Viva Las Vegas!

nighttime picture with gold lighted eiffel tower

Going to Vegas has been a dream of mine for a long time. Hard to imagine an 11 year old looking forward to their first trip to Sin City? Not for me or those who knew me.
I started playing poker at that age with my grandparents. We would go to taverns in the Triangle and play the free games hosted by World Tavern Poker. At the bar or restaurant you play for a gift card each week. Over time you build up points and win seats for the big games in the Poconos in the spring and the Last Vegas international tournaments as well.
I was 14 when I won my first Tavern Championship. It was an exciting accomplishment for me but not everyone was thrilled. By winning that day I had kept a legal adult, someone 21 or older, from winning a seat in Vegas that could actually be used.After that day they had to make a rule to only allow those who could legally gamble play in the local bars.

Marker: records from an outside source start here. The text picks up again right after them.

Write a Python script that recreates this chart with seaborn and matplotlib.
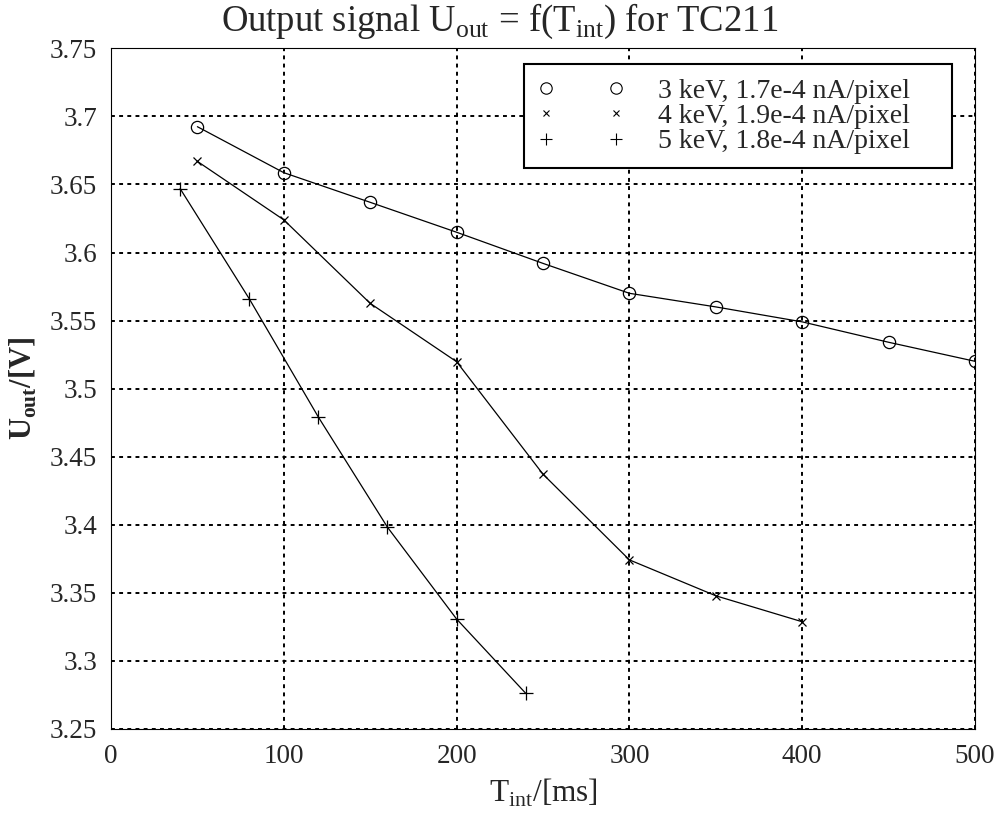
import matplotlib
matplotlib.use('Agg')
import matplotlib.pyplot as plt
import seaborn as sns
import pandas as pd
from matplotlib.lines import Line2D

# Datos
t_3kev = [50, 100, 150, 200, 250, 300, 350, 400, 450, 500]
u_3kev = [3.6925, 3.6587, 3.6369, 3.6149, 3.592, 3.570, 3.560, 3.549, 3.534, 3.520]

t_4kev = [50, 100, 150, 200, 250, 300, 350, 400]
u_4kev = [3.667, 3.624, 3.5626, 3.5197, 3.437, 3.374, 3.3476, 3.3285]

t_5kev = [40, 80, 120, 160, 200, 240]
u_5kev = [3.647, 3.566, 3.479, 3.398, 3.3305, 3.2759]

labels = ['3 keV, 1.7e-4 nA/pixel', '4 keV, 1.9e-4 nA/pixel', '5 keV, 1.8e-4 nA/pixel']
x_ticks = [0, 100, 200, 300, 400, 500]
y_ticks = [3.25, 3.3, 3.35, 3.4, 3.45, 3.5, 3.55, 3.6, 3.65, 3.7, 3.75]

sns.set_style('white')
plt.rcParams['font.family'] = ['Liberation Serif', 'DejaVu Serif']
plt.rcParams['mathtext.fontset'] = 'custom'
plt.rcParams['mathtext.rm'] = 'Liberation Serif'
plt.rcParams['mathtext.bf'] = 'Liberation Serif:bold'

fig = plt.figure(figsize=(9.99, 8.15), dpi=100)
ax = fig.add_axes([0.1111, 0.1061, 0.8649, 0.8344])

# (x, y, marcador, tamaño en grafico, tamaño en leyenda, relleno)
series = [
    (t_3kev, u_3kev, 'o', 8.8, 8.2, 'none'),
    (t_4kev, u_4kev, 'x', 5.2, 4.6, 'black'),
    (t_5kev, u_5kev, '+', 10, 8, 'black'),
]

handles = []
for (tx, uy, mk, ms, ms_leg, fc), lab in zip(series, labels):
    df = pd.DataFrame({'t': tx, 'u': uy})
    sns.lineplot(data=df, x='t', y='u', ax=ax, color='black', linewidth=0.9,
                 marker=mk, markersize=ms, markerfacecolor=fc,
                 markeredgecolor='black', markeredgewidth=0.9)
    handles.append(Line2D([], [], linestyle='None', marker=mk, markersize=ms_leg,
                          markerfacecolor=fc, markeredgecolor='black',
                          markeredgewidth=0.8, label=lab + '    '))

ax.set_xlim(0, 500)
ax.set_ylim(3.25, 3.75)
ax.set_xticks(x_ticks)
ax.set_yticks(y_ticks)
ax.set_xticklabels([str(v) for v in x_ticks])
ax.set_yticklabels([f'{v:g}' for v in y_ticks])
ax.tick_params(direction='in', length=6, width=0.8, labelsize=19.5,
               top=False, right=False)
ax.tick_params(axis='y', pad=10)
ax.tick_params(axis='x', pad=11)

ax.grid(True, color='black', linestyle=(0, (2, 2.2)), linewidth=1.4)
for sp in ax.spines.values():
    sp.set_color('black')
    sp.set_linewidth(0.8)

fig.text(0.5, 1 - 31 / 815, r'Output signal U$_{\rm out}$ = f(T$_{\rm int}$) for TC211',
         fontsize=26.4, ha='center', va='baseline')
ax.set_xlabel(r'T$_{\rm int}$/[ms]', fontsize=22.5, labelpad=6)
ax.set_ylabel(r'U$_{\mathbf{out}}$/[V]', fontsize=22, fontweight='bold', labelpad=8)

leg = ax.legend(handles=handles, loc='upper right', bbox_to_anchor=(0.9734, 0.9768),
                borderaxespad=0, numpoints=2, handlelength=3.12, handletextpad=1.2,
                fontsize=20, frameon=True, fancybox=False, framealpha=1,
                labelspacing=0.0, borderpad=0.5)
leg.get_frame().set_edgecolor('black')
leg.get_frame().set_linewidth(1.5)

plt.savefig('out.png', dpi=100)
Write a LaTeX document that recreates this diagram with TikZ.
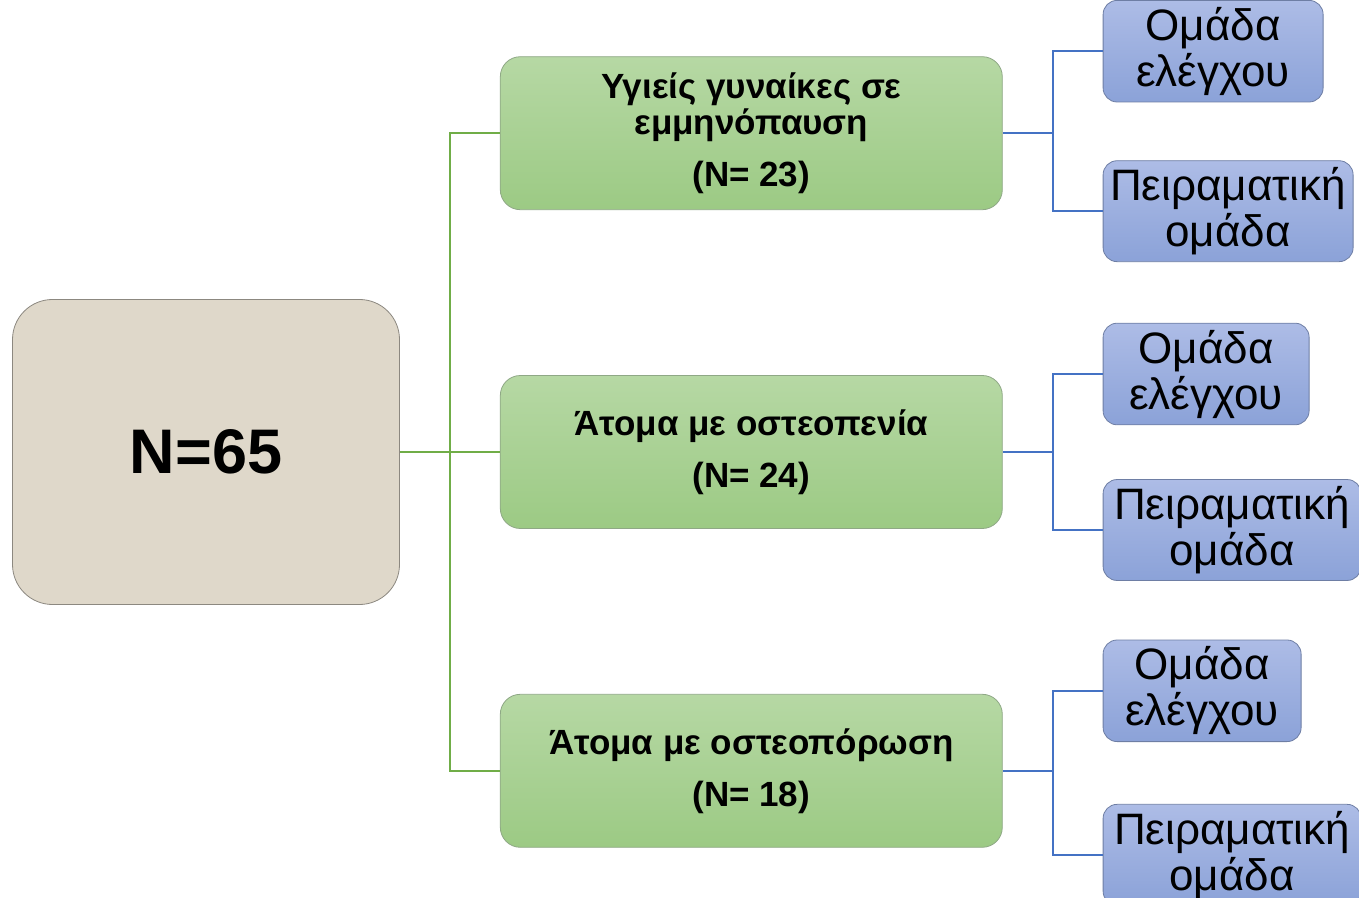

I understood but was still very disappointed and looked forward to getting back in the game.
Fast forward another seven years and I was finally old enough to go with my grandparents to Las Vegas earlier this month, during my senior year at William Peace University. They were so generous to take me and bankroll my first foray into the gambling world.
While in Las Vegas I played in a couple tournaments I had won seats in like the Tournament of Champions Finals and the WTP National Semi-Finals. There were also buy-in games like the Bounty tournament and the Tag-Team tournament where you switch seats with a partner.
Unfortunately, I didn’t win big in the poker tournaments. It was still a ton of fun to see and play with people who had known me for an entire decade. On the bright side, I actually had much better luck at slots!
I took the opportunity in Las Vegas to explore and be adventurous. My grandfather and I rode the Rio’s Voodoo Zipline which flies 55 stories up in the air between two buildings. It was the most terrifying yet exhilarating thing I have ever had the pleasure of experiencing.
We went to Fremont Street and the Hoover Dam. Experienced several casinos and the Bellagio’s world famous water show. I was even able to make time to visit the Harry Potter themed coffee shop, Bad Owl Coffee, during my week long trip.
Poker has taught me so much in the 10 years I’ve played the game. Patience is the key to success. If people doubt you, use that to your advantage.
Or perhaps my favorite poker saying, “All it takes is a chip in a chair.” It’s a fancy way of saying you can make it back from anything. Anything is possible.
Facing my last semester at Peace that’s exactly how I feel, like anything is possible. I’ll have to figure out how poker and Vegas fit in to my graduate school lifestyle, but I’m excited to find out what hand life is going to deal me next.